GIVEN PROBLEM :: Write out the material exactly, without any of its pictures.

DATA SEGMENT ::
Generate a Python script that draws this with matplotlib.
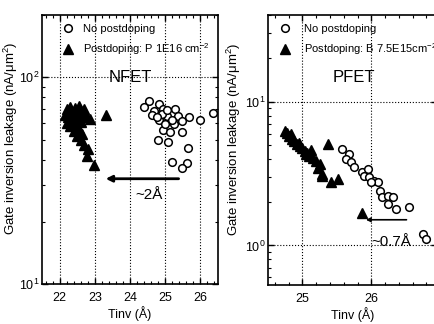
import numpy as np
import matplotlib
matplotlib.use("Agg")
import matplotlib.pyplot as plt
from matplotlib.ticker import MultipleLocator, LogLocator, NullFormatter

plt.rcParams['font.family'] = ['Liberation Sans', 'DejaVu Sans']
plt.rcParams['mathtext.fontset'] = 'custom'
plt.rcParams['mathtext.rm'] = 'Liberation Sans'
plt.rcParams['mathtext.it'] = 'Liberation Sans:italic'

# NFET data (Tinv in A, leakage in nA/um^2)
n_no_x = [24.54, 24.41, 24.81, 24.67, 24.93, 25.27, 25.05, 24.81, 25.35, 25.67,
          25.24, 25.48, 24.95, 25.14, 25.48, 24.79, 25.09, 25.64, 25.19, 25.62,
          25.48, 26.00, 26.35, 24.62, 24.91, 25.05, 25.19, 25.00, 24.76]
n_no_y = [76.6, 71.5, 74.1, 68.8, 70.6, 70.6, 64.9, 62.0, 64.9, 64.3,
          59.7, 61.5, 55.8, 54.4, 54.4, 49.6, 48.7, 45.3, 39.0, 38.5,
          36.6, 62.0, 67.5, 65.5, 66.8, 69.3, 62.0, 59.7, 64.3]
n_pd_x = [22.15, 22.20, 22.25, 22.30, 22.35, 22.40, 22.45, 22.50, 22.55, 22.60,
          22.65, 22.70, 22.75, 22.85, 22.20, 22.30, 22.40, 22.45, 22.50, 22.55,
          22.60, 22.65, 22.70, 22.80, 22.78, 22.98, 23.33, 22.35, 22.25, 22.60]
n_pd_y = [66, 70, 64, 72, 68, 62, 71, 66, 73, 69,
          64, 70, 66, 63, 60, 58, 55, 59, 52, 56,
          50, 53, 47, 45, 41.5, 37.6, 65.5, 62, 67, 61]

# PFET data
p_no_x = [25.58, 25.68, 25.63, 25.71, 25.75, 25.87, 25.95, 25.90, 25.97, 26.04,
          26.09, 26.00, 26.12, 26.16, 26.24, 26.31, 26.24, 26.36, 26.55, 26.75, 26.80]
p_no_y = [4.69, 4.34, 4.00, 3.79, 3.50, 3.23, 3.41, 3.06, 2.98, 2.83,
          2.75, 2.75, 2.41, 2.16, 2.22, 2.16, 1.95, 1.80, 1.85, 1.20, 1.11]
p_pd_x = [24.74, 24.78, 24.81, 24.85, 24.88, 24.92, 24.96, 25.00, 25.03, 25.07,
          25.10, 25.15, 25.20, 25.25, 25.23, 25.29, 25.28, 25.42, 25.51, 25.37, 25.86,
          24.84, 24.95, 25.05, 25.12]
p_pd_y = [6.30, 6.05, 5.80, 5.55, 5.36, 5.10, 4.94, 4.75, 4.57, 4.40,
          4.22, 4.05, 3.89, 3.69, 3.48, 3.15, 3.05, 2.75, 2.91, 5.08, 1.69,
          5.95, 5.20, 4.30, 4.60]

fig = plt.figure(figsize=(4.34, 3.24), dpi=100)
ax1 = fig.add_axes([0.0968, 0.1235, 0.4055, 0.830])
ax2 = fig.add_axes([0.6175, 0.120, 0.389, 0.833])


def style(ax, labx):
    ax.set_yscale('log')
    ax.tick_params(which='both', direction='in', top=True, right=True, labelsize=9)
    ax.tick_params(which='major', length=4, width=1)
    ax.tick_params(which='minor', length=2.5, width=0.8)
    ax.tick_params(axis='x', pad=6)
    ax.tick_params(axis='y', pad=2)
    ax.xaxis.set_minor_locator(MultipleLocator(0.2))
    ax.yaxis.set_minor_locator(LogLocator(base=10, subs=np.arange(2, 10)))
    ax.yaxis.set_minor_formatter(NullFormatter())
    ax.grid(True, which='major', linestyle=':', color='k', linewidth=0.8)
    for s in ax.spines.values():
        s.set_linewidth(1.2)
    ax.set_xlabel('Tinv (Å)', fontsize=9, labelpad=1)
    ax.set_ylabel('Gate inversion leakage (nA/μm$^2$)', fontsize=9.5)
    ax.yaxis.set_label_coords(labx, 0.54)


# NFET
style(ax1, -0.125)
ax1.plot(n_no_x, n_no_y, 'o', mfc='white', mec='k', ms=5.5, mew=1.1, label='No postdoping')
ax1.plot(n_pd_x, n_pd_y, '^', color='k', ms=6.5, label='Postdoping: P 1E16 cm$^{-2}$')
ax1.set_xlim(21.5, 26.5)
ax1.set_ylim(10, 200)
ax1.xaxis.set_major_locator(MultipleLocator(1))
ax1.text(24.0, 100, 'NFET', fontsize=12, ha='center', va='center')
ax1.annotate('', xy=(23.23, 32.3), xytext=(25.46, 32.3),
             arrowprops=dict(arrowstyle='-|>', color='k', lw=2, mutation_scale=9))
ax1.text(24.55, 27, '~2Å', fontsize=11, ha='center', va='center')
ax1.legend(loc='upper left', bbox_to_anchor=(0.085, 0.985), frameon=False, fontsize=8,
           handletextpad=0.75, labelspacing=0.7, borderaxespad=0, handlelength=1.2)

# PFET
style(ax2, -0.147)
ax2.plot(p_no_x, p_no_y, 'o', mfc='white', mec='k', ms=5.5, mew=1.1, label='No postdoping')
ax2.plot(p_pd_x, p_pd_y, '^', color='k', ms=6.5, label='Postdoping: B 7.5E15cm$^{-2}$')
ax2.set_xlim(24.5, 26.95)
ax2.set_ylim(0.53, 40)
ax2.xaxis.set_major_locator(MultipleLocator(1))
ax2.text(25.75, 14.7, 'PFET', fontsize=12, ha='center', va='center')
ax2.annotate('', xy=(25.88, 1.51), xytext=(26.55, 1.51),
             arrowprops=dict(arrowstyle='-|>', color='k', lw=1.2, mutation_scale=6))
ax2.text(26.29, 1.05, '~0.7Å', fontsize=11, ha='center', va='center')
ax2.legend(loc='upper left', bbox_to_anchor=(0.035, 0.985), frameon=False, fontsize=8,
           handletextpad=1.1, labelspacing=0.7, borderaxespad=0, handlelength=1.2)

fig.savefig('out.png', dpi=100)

ANSWER BELOW ::
Generate a Python script that draws this with matplotlib.
import numpy as np
import matplotlib
matplotlib.use("Agg")
import matplotlib.pyplot as plt
from matplotlib.ticker import MultipleLocator, LogLocator, NullFormatter

plt.rcParams['font.family'] = ['Liberation Sans', 'DejaVu Sans']
plt.rcParams['mathtext.fontset'] = 'custom'
plt.rcParams['mathtext.rm'] = 'Liberation Sans'
plt.rcParams['mathtext.it'] = 'Liberation Sans:italic'

# NFET data (Tinv in A, leakage in nA/um^2)
n_no_x = [24.54, 24.41, 24.81, 24.67, 24.93, 25.27, 25.05, 24.81, 25.35, 25.67,
          25.24, 25.48, 24.95, 25.14, 25.48, 24.79, 25.09, 25.64, 25.19, 25.62,
          25.48, 26.00, 26.35, 24.62, 24.91, 25.05, 25.19, 25.00, 24.76]
n_no_y = [76.6, 71.5, 74.1, 68.8, 70.6, 70.6, 64.9, 62.0, 64.9, 64.3,
          59.7, 61.5, 55.8, 54.4, 54.4, 49.6, 48.7, 45.3, 39.0, 38.5,
          36.6, 62.0, 67.5, 65.5, 66.8, 69.3, 62.0, 59.7, 64.3]
n_pd_x = [22.15, 22.20, 22.25, 22.30, 22.35, 22.40, 22.45, 22.50, 22.55, 22.60,
          22.65, 22.70, 22.75, 22.85, 22.20, 22.30, 22.40, 22.45, 22.50, 22.55,
          22.60, 22.65, 22.70, 22.80, 22.78, 22.98, 23.33, 22.35, 22.25, 22.60]
n_pd_y = [66, 70, 64, 72, 68, 62, 71, 66, 73, 69,
          64, 70, 66, 63, 60, 58, 55, 59, 52, 56,
          50, 53, 47, 45, 41.5, 37.6, 65.5, 62, 67, 61]

# PFET data
p_no_x = [25.58, 25.68, 25.63, 25.71, 25.75, 25.87, 25.95, 25.90, 25.97, 26.04,
          26.09, 26.00, 26.12, 26.16, 26.24, 26.31, 26.24, 26.36, 26.55, 26.75, 26.80]
p_no_y = [4.69, 4.34, 4.00, 3.79, 3.50, 3.23, 3.41, 3.06, 2.98, 2.83,
          2.75, 2.75, 2.41, 2.16, 2.22, 2.16, 1.95, 1.80, 1.85, 1.20, 1.11]
p_pd_x = [24.74, 24.78, 24.81, 24.85, 24.88, 24.92, 24.96, 25.00, 25.03, 25.07,
          25.10, 25.15, 25.20, 25.25, 25.23, 25.29, 25.28, 25.42, 25.51, 25.37, 25.86,
          24.84, 24.95, 25.05, 25.12]
p_pd_y = [6.30, 6.05, 5.80, 5.55, 5.36, 5.10, 4.94, 4.75, 4.57, 4.40,
          4.22, 4.05, 3.89, 3.69, 3.48, 3.15, 3.05, 2.75, 2.91, 5.08, 1.69,
          5.95, 5.20, 4.30, 4.60]

fig = plt.figure(figsize=(4.34, 3.24), dpi=100)
ax1 = fig.add_axes([0.0968, 0.1235, 0.4055, 0.830])
ax2 = fig.add_axes([0.6175, 0.120, 0.389, 0.833])


def style(ax, labx):
    ax.set_yscale('log')
    ax.tick_params(which='both', direction='in', top=True, right=True, labelsize=9)
    ax.tick_params(which='major', length=4, width=1)
    ax.tick_params(which='minor', length=2.5, width=0.8)
    ax.tick_params(axis='x', pad=6)
    ax.tick_params(axis='y', pad=2)
    ax.xaxis.set_minor_locator(MultipleLocator(0.2))
    ax.yaxis.set_minor_locator(LogLocator(base=10, subs=np.arange(2, 10)))
    ax.yaxis.set_minor_formatter(NullFormatter())
    ax.grid(True, which='major', linestyle=':', color='k', linewidth=0.8)
    for s in ax.spines.values():
        s.set_linewidth(1.2)
    ax.set_xlabel('Tinv (Å)', fontsize=9, labelpad=1)
    ax.set_ylabel('Gate inversion leakage (nA/μm$^2$)', fontsize=9.5)
    ax.yaxis.set_label_coords(labx, 0.54)


# NFET
style(ax1, -0.125)
ax1.plot(n_no_x, n_no_y, 'o', mfc='white', mec='k', ms=5.5, mew=1.1, label='No postdoping')
ax1.plot(n_pd_x, n_pd_y, '^', color='k', ms=6.5, label='Postdoping: P 1E16 cm$^{-2}$')
ax1.set_xlim(21.5, 26.5)
ax1.set_ylim(10, 200)
ax1.xaxis.set_major_locator(MultipleLocator(1))
ax1.text(24.0, 100, 'NFET', fontsize=12, ha='center', va='center')
ax1.annotate('', xy=(23.23, 32.3), xytext=(25.46, 32.3),
             arrowprops=dict(arrowstyle='-|>', color='k', lw=2, mutation_scale=9))
ax1.text(24.55, 27, '~2Å', fontsize=11, ha='center', va='center')
ax1.legend(loc='upper left', bbox_to_anchor=(0.085, 0.985), frameon=False, fontsize=8,
           handletextpad=0.75, labelspacing=0.7, borderaxespad=0, handlelength=1.2)

# PFET
style(ax2, -0.147)
ax2.plot(p_no_x, p_no_y, 'o', mfc='white', mec='k', ms=5.5, mew=1.1, label='No postdoping')
ax2.plot(p_pd_x, p_pd_y, '^', color='k', ms=6.5, label='Postdoping: B 7.5E15cm$^{-2}$')
ax2.set_xlim(24.5, 26.95)
ax2.set_ylim(0.53, 40)
ax2.xaxis.set_major_locator(MultipleLocator(1))
ax2.text(25.75, 14.7, 'PFET', fontsize=12, ha='center', va='center')
ax2.annotate('', xy=(25.88, 1.51), xytext=(26.55, 1.51),
             arrowprops=dict(arrowstyle='-|>', color='k', lw=1.2, mutation_scale=6))
ax2.text(26.29, 1.05, '~0.7Å', fontsize=11, ha='center', va='center')
ax2.legend(loc='upper left', bbox_to_anchor=(0.035, 0.985), frameon=False, fontsize=8,
           handletextpad=1.1, labelspacing=0.7, borderaxespad=0, handlelength=1.2)

fig.savefig('out.png', dpi=100)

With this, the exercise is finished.